Friday, 08 February 2013 | 00:00
U.S. commercial crude stocks rose 2.623 million barrels over the week ended February 1 as refinery utilization continued to dip across large swathes of the country, according to U.S. Energy Information Administration (EIA) data. Commercial crude stocks climbed to 371.685 million barrels over the week ended February 1, as a fall in refinery utilization and crude inputs exceeded a drop in import volumes.
The increase in stocks was less pronounced than in Tuesday's American Petroleum Institute (API) report, which showed a 3.625 million-barrel increase in commercial stocks, as well as analysts' expectations of a 3 million-barrel increase.
Stocks climbed by 3.4 million barrels in the refining-heavy U.S. Gulf Coast (USGC) region, which saw a 0.7 percentage point decline in refining utilization and a 58,000 barrels per day (b/d) drop in crude oil inputs.

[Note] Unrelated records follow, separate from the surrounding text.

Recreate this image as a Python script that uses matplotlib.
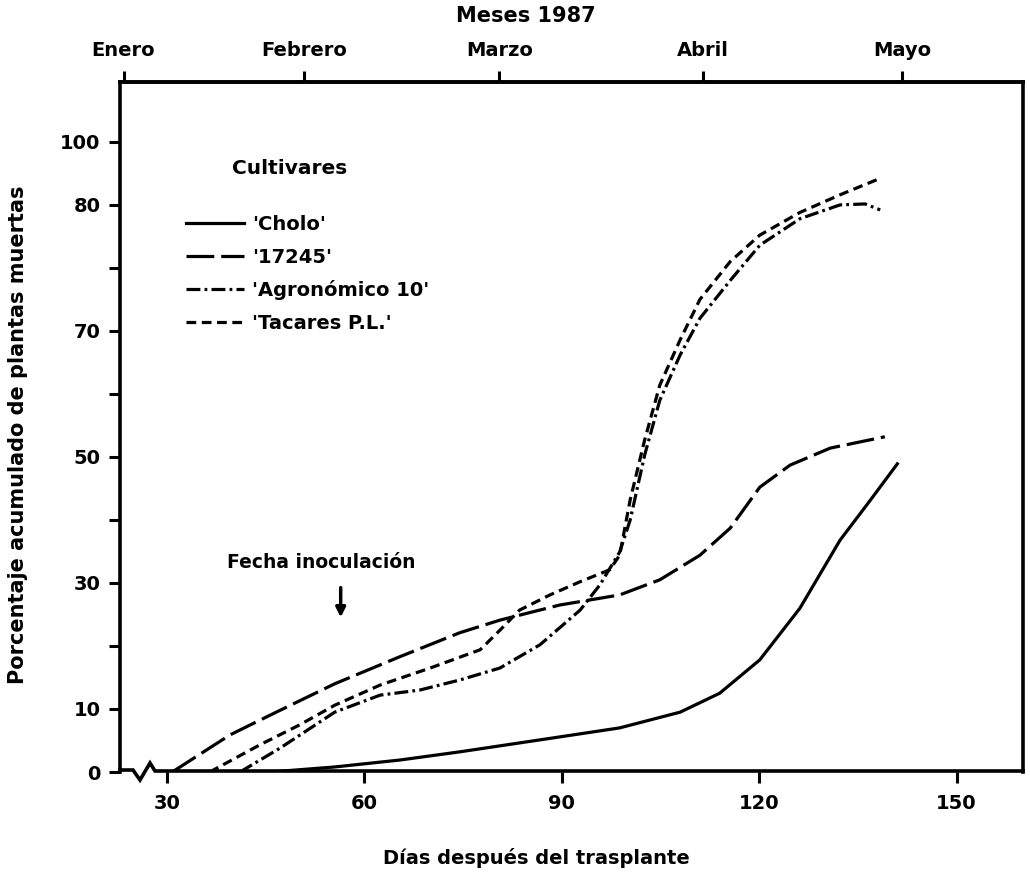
import numpy as np
import matplotlib
matplotlib.use("Agg")
import matplotlib.pyplot as plt

# days after transplant / cumulative % of dead plants
cholo_x = [45.7, 55.5, 65.4, 74.5, 86.7, 98.8, 108.0, 114.0, 120.1, 126.2, 132.3, 136.8, 141.0]
cholo_y = [0.0, 0.8, 1.9, 3.2, 5.1, 7.0, 9.5, 12.5, 17.8, 26.0, 36.8, 43.0, 48.9]

c17245_x = [30.8, 39.6, 47.2, 55.5, 65.4, 74.5, 80.6, 89.7, 98.8, 104.9, 111.0, 115.6, 120.1, 124.7, 130.8, 136.8, 139.1]
c17245_y = [0.0, 5.9, 9.8, 14.0, 18.3, 22.1, 24.1, 26.5, 28.1, 30.5, 34.4, 38.7, 45.2, 48.7, 51.4, 52.7, 53.2]

agro_x = [41.1, 47.2, 55.5, 62.4, 68.4, 74.5, 80.6, 86.7, 92.8, 95.8, 98.8, 100.4, 102.6, 104.9, 108.0, 111.0, 115.6, 120.1, 126.2, 132.3, 136.1, 138.4]
agro_y = [0.0, 3.8, 9.5, 12.2, 13.0, 14.6, 16.5, 20.2, 25.7, 29.7, 34.9, 40.0, 50.3, 59.0, 66.2, 71.0, 74.0, 76.8, 78.9, 80.0, 80.3, 79.6]

tacares_x = [36.5, 44.1, 50.2, 55.5, 62.4, 70.0, 77.6, 80.6, 83.6, 88.2, 92.8, 97.3, 98.8, 100.4, 102.6, 104.9, 108.0, 111.0, 115.6, 120.1, 126.2, 132.3, 137.9]
tacares_y = [0.0, 4.3, 7.5, 10.6, 13.8, 16.5, 19.4, 22.5, 25.7, 28.1, 30.2, 32.1, 34.4, 43.2, 52.7, 61.4, 68.6, 72.5, 75.5, 77.6, 79.4, 83.2, 88.0]

x_ticks = [30, 60, 90, 120, 150]
y_ticks = [0, 10, 20, 30, 40, 50, 60, 70, 75, 80, 100]
y_labels = ['0', '10', '', '30', '', '50', '', '70', '', '80', '100']
month_days = [23.4, 50.8, 80.5, 111.5, 141.7]
month_names = ['Enero', 'Febrero', 'Marzo', 'Abril', 'Mayo']
inoc_day = 56.4

# the printed y axis is not linear
pct_knots = [0, 70, 80, 100, 140]
pos_knots = [0, 7, 9, 10, 12]


def fwd(v):
    return np.interp(v, pct_knots, pos_knots)


def inv(v):
    return np.interp(v, pos_knots, pct_knots)


plt.rcParams['font.family'] = 'DejaVu Sans'
plt.rcParams['font.weight'] = 'bold'
plt.rcParams['lines.scale_dashes'] = False

fig = plt.figure(figsize=(10.30, 8.72), dpi=100)
ax = fig.add_axes([120/1030, 100/872, 903/1030, 690/872])
ax.set_yscale('function', functions=(fwd, inv))

lw = 2.3
h1, = ax.plot(cholo_x, cholo_y, color='k', lw=lw, ls='-')
h2, = ax.plot(c17245_x, c17245_y, color='k', lw=lw, ls=(0, (20, 5)))
h3, = ax.plot(agro_x, agro_y, color='k', lw=lw, ls=(0, (10, 3, 2, 3)))
h4, = ax.plot(tacares_x, tacares_y, color='k', lw=lw, ls=(0, (7, 4)))

ax.set_xlim(22.86, 160.1)
ax.set_ylim(0, 119)

ax.set_xticks(x_ticks)
ax.set_yticks(y_ticks)
ax.set_yticklabels(y_labels)
ax.tick_params(axis='both', direction='out', length=8, width=2.2, labelsize=14, pad=8)
ax.tick_params(axis='y', pad=6)
ax.minorticks_off()

for s in ['left', 'right', 'top']:
    ax.spines[s].set_linewidth(2.6)
ax.spines['bottom'].set_visible(False)

# bottom line with axis break
bx = np.array([120, 133, 140, 150, 155, 1023])
by = np.array([770, 770, 780, 763, 771, 771])
ax.plot((bx - 120) / 903, (772 - by) / 690, color='k', lw=2.6,
        transform=ax.transAxes, clip_on=False, solid_joinstyle='miter')

sec = ax.secondary_xaxis('top')
sec.set_xticks(month_days)
sec.set_xticklabels(month_names)
sec.tick_params(direction='out', length=8, width=2.2, labelsize=14, pad=8)
sec.spines['top'].set_linewidth(2.6)

fig.text(526/1030, 1 - 16/872, 'Meses 1987', ha='center', va='center', fontsize=15)
fig.text(536/1030, 1 - 858/872, 'Días después del trasplante', ha='center', va='center', fontsize=14)
fig.text(18/1030, 1 - 435/872, 'Porcentaje acumulado de plantas muertas', ha='center', va='center',
         rotation=90, fontsize=15)

fig.text(232/1030, 1 - 168/872, 'Cultivares', ha='left', va='center', fontsize=14.5)
ax.legend([h1, h2, h3, h4], ["'Cholo'", "'17245'", "'Agronómico 10'", "'Tacares P.L.'"],
          loc='upper left', bbox_to_anchor=(186/1030, 1 - 215/872), bbox_transform=fig.transFigure,
          frameon=False, fontsize=14, handlelength=3.0, handletextpad=0.4, labelspacing=0.7,
          borderpad=0, borderaxespad=0)

ax.annotate('', xy=(inoc_day, 24.1), xytext=(inoc_day, 29.7),
            arrowprops=dict(arrowstyle='-|>', lw=2.5, color='k', mutation_scale=14))
ax.text(53.5, 33.2, 'Fecha inoculación', ha='center', va='center', fontsize=13.5)

fig.savefig('out.png', dpi=100)
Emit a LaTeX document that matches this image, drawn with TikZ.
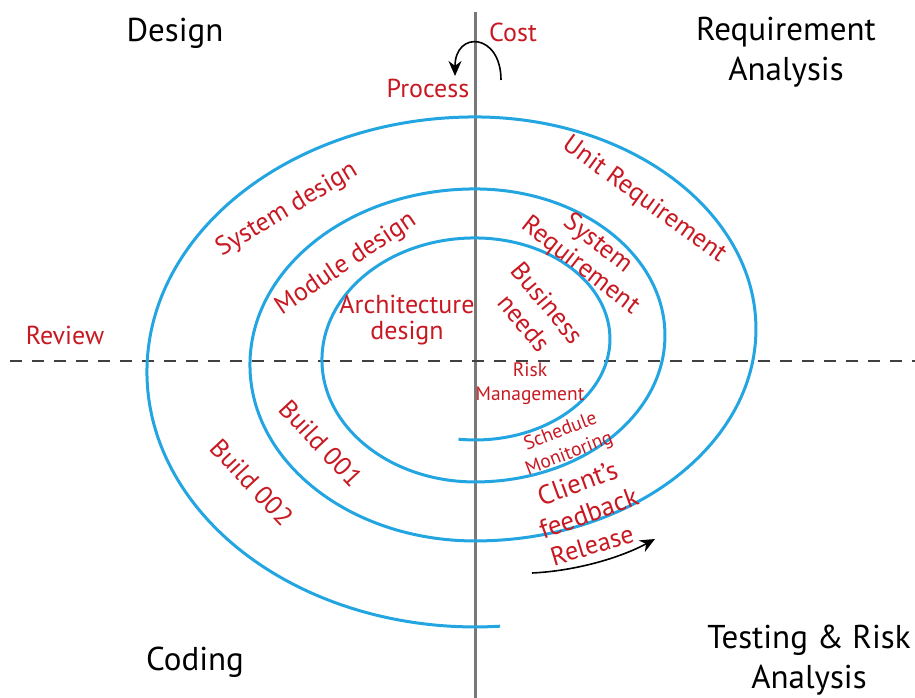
\documentclass[tikz,border=0pt]{standalone}
\usepackage{fontspec}
\setmainfont{PT Sans}
\usetikzlibrary{arrows.meta}
\definecolor{spiralblue}{RGB}{35,165,225}
\definecolor{labelred}{RGB}{200,25,35}
\definecolor{axisgray}{RGB}{120,120,120}

\begin{document}
\begin{tikzpicture}[x=1pt, y=1pt,
  phase/.style={font=\fontsize{33}{40}\selectfont, align=center, inner sep=1pt},
  tag/.style={text=labelred, font=\fontsize{26}{30}\selectfont, align=center, inner sep=0pt},
  smalltag/.style={text=labelred, font=\fontsize{19.5}{24}\selectfont, align=center, inner sep=0pt},
  flow/.style={-{Stealth[length=15pt,width=13pt]}, line width=1.6pt}]
\useasboundingbox (0,0) rectangle (915,698);
\draw [axisgray, line width=3pt] (475,0) -- (475,686); % axes
\draw [black!75, line width=1.6pt, dash pattern=on 12pt off 10pt] (10,337) -- (915,337);
% spiral: one half ellipse per half turn
\draw [spiralblue, line width=3pt] (458.5,258.8)
  arc[start angle=-97, end angle=90, x radius=135, y radius=101]
  arc[start angle=90, end angle=270, x radius=153, y radius=122]
  arc[start angle=-90, end angle=90, x radius=190, y radius=146.5]
  arc[start angle=90, end angle=270, x radius=225, y radius=176]
  arc[start angle=-90, end angle=90, x radius=281, y radius=212]
  arc[start angle=90, end angle=274.4, x radius=328, y radius=255];
% quadrant names
\node [phase] (design) at (175,665) {Design};
\node [phase] (reqana) at (786,646) {Requirement\\Analysis};
\node [phase] (coding) at (195,36) {Coding};
\node [phase] (testana) at (809,38) {Testing \& Risk\\Analysis};
% labels on the spiral
\node [tag] (cost) at (513,666) {Cost};
\node [tag] (process) at (428,610) {Process};
\node [tag] (review) at (65,363) {Review};
\node [tag, rotate=31] (sysdes) at (287,488) {System design};
\node [tag, rotate=34] (moddes) at (346,434) {Module design};
\node [tag, font=\fontsize{26}{26}\selectfont] (archdes) at (407,378) {Architecture\\design};
\node [tag, rotate=-36] (unitreq) at (644,498) {Unit Requirement};
\node [tag, rotate=-38, font=\fontsize{26}{28}\selectfont] (sysreq) at (589,443) {System\\Requirement};
\node [tag, rotate=-50, font=\fontsize{26}{31}\selectfont] (busneeds) at (536,385) {Business\\needs};
\node [smalltag] (riskman) at (530,314) {Risk\\Management};
\node [smalltag, rotate=21] (schedmon) at (565,255) {Schedule\\Monitoring};
\node [tag, rotate=20, font=\fontsize{27}{32}\selectfont] (clientfb) at (583,200) {Client's\\feedback};
\node [tag, rotate=17] (release) at (592,153) {Release};
\node [tag, rotate=-47] (build1) at (321,255) {Build 001};
\node [tag, rotate=-47] (build2) at (252,216) {Build 002};
% turning arrows
\coordinate (costfrom) at (501,618);
\coordinate (costto) at (455,622);
\coordinate (relfrom) at (532,125);
\coordinate (relto) at (655,159);
\draw [flow] (costfrom) .. controls (501,665) and (455,668) .. (costto);
\draw [flow] (relfrom) .. controls (575,127) and (620,140) .. (relto);
\end{tikzpicture}
\end{document}
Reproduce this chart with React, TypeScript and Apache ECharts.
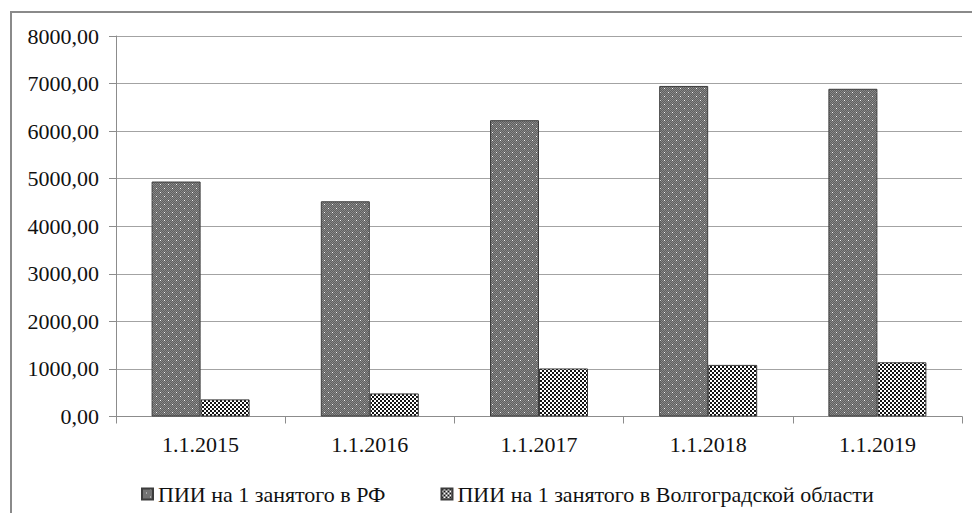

Inventories declined in the Midwest, falling by 600,000 barrels to 117.3 million barrels, with more than half of the drop due to a 315,000 barrel dip in stocks in Cushing, Oklahoma.
The 400,000 b/d Seaway Pipeline - which moves oil from the New York Mercantile Exchange (NYMEX) delivery point in Cushing to the refining complex along the USGC - has been running at a reduced capacity of 175,000 b/d to ease congestion along the line.
Nationally, U.S. refinery utilization declined by 0.8 percentage point over the course of the week ended February 1 to 84.2%, while crude oil inputs fell by 50,000 b/d. The decline in utilization was particularly pronounced in the West Coast, where utilization fell by 2.9 percentage points to 75.3% of capacity.
The drop in refinery utilization meshed with analysts' expectations of a 0.75 percentage point drop nationally, but contradicted data from the API, which showed a 0.2 percentage point increase in utilization to 85.2%.
Crude oil imports also fell, dropping 499,000 b/d to 7.569 million b/d, while domestic production continued to nudge upwards, increasing by 4,000 b/d to 6.997 million b/d.
Imports from Saudi Arabia fell to 709,000 b/d, their lowest level since the week ended September 24, 2010, EIA data shows.
Distillate stocks continued to decline over the week ended February 1, dropping 1.042 million barrels to 129.581 million barrels, despite a 209,000 b/d increase in distillate production.
The largest draw in inventories was on the U.S. Atlantic Coast (USAC), which saw distillate stocks fall by 1.2 million barrels to 40.1 million barrels as cold weather continued to hover over the Northeast United States.
Nationally, however, implied demand* for distillates slid by 97,000 b/d to 3.624 million b/d.
Tuesday's API data showed a 1.449 million-barrel draw in U.S. distillate stocks. Both data sets exceeded analysts' expectations of a 750,000 barrel drop.
Gasoline stocks increased by 1.738 million barrels to 234.039 million barrels, EIA data showed, as implied demand for the fuel fell by 86,000 b/d over the course of the week ended February 1.
Inventories along the USAC increased by 2.9 million barrels.
Additionally, gasoline imports into the country increased by 70,000 b/d, climbing to 693,000 b/d. More than 80% of the increase in imports was due to a 57,000 b/d jump along the East Coast, where imports climbed to 666,000 b/d. The East Coast is home to the New York Harbor-delivered NYMEX RBOB contract.
API data showed a 1.556 million-barrel build in gasoline stocks, while analysts were anticipating a 1.75 million-barrel increase.
* Implied demand is the amount of product that moves through the U.S. distribution system, not actual end consumption.